#### TASK REQUIREMENTS
From the records below, extract only the lines running from the line with "Write the Plotly code for this chart." to the line with "import plotly.graph_objects as go", both lines included, reproducing them exactly.

----------------------------------------

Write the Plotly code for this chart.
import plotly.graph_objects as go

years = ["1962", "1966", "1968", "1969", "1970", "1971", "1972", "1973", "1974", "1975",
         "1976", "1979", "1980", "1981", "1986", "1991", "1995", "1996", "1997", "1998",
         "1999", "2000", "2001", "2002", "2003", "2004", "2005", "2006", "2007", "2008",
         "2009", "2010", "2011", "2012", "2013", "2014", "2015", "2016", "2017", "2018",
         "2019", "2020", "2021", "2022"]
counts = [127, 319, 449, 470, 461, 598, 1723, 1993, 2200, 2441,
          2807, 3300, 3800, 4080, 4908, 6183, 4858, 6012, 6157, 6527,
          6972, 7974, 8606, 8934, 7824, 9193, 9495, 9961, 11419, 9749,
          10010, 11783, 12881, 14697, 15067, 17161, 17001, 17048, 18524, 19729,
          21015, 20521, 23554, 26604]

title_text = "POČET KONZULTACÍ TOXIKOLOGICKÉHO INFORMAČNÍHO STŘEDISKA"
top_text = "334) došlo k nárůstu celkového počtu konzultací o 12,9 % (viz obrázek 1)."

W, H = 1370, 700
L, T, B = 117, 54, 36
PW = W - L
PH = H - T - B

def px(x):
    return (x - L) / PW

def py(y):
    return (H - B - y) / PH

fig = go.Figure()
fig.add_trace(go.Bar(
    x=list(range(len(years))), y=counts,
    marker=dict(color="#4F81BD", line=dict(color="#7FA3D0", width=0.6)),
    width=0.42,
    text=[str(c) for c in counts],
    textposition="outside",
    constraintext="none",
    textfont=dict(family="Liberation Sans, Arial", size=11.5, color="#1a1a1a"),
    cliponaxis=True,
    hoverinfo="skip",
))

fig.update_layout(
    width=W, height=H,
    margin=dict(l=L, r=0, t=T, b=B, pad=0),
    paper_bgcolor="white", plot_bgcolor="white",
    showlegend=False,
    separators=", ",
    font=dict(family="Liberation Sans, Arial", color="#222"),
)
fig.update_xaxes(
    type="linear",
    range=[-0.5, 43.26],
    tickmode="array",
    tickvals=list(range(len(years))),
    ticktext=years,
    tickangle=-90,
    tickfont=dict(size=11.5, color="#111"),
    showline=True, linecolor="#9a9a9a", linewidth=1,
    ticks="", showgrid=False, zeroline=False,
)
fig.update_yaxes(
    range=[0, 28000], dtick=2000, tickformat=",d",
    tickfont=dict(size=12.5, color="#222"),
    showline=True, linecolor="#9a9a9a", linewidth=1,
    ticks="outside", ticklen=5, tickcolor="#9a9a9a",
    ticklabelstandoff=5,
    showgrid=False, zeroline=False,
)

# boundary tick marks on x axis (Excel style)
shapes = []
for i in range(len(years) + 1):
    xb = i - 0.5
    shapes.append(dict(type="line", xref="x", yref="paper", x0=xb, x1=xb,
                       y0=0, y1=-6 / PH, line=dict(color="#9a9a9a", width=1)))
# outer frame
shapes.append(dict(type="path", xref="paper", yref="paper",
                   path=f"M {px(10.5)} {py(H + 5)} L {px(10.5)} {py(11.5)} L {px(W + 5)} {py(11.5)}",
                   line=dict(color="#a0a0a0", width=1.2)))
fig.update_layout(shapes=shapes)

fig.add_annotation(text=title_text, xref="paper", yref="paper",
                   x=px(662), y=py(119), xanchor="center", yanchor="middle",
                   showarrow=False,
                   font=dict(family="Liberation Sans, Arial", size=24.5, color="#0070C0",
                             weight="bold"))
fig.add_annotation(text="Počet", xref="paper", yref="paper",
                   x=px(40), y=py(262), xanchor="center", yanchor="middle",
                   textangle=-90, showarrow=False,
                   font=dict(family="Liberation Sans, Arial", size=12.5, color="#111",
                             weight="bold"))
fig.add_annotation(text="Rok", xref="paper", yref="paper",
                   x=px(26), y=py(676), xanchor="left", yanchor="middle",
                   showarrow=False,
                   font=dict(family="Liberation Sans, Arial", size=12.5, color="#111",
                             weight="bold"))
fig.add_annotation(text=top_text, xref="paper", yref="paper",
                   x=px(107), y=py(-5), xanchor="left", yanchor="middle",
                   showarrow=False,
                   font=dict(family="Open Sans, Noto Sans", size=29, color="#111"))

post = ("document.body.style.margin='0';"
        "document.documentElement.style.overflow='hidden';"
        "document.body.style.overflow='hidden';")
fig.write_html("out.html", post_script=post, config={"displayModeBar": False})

----------------------------------------

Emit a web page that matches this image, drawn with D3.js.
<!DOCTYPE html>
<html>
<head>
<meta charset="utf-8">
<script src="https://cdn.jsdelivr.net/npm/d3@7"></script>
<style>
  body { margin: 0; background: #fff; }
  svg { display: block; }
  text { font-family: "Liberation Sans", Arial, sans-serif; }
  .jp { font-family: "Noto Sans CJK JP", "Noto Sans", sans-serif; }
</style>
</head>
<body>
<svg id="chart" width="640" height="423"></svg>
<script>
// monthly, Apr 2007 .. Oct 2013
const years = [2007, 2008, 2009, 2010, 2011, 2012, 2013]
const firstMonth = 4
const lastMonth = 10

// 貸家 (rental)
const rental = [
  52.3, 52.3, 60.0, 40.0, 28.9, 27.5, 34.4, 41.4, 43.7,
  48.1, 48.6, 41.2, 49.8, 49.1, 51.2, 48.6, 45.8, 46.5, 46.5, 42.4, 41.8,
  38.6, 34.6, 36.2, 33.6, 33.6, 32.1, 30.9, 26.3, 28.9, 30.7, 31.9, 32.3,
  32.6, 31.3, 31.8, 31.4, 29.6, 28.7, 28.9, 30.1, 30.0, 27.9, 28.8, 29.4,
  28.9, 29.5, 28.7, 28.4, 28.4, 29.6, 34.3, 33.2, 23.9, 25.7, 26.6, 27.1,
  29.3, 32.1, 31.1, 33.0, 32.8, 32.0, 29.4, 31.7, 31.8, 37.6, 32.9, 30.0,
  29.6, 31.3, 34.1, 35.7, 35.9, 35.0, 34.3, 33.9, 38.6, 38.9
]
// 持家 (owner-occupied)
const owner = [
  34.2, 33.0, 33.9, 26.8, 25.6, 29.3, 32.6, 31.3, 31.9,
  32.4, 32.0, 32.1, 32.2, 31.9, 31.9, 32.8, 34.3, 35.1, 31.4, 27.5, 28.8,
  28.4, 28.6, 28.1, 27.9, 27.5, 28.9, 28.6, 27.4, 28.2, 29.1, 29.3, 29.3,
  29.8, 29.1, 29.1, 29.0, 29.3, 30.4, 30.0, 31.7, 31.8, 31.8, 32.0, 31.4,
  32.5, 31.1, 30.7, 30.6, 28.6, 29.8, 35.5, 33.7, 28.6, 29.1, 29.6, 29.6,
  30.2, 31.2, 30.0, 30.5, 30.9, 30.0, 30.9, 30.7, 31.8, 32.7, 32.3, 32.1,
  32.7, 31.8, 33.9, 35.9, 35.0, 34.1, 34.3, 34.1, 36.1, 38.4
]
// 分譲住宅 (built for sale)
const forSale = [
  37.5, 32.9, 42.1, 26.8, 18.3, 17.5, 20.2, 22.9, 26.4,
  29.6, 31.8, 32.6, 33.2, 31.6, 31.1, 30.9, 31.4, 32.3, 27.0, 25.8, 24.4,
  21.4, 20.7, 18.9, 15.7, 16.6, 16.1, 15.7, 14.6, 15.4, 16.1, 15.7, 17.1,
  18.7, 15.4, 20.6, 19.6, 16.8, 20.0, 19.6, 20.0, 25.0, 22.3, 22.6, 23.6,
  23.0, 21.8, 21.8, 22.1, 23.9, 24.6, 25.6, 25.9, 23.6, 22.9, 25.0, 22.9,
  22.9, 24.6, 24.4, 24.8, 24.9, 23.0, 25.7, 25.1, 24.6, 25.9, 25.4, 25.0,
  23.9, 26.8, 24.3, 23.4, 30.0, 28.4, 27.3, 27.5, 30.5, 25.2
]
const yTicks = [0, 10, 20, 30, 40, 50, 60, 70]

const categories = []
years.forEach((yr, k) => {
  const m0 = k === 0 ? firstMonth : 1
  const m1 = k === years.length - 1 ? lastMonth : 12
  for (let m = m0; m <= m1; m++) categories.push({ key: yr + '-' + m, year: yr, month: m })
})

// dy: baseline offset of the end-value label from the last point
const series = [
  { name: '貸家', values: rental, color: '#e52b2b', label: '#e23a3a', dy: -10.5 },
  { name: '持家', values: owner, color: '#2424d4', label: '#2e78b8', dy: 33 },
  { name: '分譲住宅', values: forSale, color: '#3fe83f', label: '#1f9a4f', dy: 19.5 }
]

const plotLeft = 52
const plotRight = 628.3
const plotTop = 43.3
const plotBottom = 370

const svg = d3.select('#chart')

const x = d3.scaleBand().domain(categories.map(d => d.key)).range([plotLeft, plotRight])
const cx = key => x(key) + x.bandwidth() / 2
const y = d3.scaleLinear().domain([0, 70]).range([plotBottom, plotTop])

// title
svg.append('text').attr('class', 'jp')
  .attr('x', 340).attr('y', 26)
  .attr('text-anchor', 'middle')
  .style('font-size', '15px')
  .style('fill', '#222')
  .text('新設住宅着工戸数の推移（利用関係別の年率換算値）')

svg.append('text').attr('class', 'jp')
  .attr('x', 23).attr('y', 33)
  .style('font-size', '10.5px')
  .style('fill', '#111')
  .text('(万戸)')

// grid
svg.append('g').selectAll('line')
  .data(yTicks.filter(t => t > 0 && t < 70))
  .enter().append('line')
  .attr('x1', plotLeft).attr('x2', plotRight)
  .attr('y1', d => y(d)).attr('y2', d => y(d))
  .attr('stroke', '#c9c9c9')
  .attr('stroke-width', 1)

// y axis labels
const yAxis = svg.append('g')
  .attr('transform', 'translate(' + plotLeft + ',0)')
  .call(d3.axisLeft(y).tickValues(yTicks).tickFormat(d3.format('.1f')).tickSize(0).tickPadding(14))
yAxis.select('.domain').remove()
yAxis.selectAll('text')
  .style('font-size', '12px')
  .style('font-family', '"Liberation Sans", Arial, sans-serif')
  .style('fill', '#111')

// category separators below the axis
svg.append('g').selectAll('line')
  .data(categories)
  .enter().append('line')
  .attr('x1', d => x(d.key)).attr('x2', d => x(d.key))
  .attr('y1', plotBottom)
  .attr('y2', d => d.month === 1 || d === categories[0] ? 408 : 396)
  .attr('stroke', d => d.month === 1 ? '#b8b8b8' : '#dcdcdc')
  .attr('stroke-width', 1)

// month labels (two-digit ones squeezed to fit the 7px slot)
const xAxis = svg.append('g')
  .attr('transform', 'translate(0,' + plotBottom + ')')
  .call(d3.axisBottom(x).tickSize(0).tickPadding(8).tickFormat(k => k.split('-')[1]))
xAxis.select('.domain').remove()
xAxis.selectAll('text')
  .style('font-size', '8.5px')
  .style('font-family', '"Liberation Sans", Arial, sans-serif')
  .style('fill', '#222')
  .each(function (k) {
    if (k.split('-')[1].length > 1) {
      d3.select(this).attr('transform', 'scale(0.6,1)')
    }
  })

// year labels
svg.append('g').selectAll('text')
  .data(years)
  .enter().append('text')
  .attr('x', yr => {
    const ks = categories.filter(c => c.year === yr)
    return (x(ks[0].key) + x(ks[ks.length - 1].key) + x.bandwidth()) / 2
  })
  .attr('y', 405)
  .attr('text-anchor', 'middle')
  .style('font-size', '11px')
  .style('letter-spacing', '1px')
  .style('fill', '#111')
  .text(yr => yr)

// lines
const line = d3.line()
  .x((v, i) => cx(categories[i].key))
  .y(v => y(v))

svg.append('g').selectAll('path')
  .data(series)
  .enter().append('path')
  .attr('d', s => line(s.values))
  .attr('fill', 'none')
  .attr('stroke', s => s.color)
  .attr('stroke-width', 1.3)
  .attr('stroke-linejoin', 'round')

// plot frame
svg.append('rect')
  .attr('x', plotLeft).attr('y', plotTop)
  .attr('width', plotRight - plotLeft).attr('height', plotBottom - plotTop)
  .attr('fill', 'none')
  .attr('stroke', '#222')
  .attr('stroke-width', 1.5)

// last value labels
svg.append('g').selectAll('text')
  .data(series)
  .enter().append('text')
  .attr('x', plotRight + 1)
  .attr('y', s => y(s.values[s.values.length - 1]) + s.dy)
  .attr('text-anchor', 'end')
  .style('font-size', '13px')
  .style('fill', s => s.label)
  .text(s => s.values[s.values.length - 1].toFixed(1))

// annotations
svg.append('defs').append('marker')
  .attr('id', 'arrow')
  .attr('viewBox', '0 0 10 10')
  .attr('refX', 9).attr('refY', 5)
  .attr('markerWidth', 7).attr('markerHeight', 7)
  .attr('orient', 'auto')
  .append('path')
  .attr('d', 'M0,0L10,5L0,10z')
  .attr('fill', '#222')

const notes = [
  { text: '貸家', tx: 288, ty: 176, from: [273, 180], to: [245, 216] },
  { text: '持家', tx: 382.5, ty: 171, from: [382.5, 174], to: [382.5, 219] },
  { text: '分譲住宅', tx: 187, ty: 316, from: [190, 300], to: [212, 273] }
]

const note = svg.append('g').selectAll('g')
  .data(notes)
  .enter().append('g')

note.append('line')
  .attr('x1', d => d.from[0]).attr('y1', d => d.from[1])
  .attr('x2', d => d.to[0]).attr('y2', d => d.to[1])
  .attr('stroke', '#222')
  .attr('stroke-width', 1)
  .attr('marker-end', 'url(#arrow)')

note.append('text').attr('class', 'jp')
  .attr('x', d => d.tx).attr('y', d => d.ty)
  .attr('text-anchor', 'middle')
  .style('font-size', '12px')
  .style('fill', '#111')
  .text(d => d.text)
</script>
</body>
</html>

----------------------------------------

#### REPLY TO THE TASK
Write the Plotly code for this chart.
import plotly.graph_objects as go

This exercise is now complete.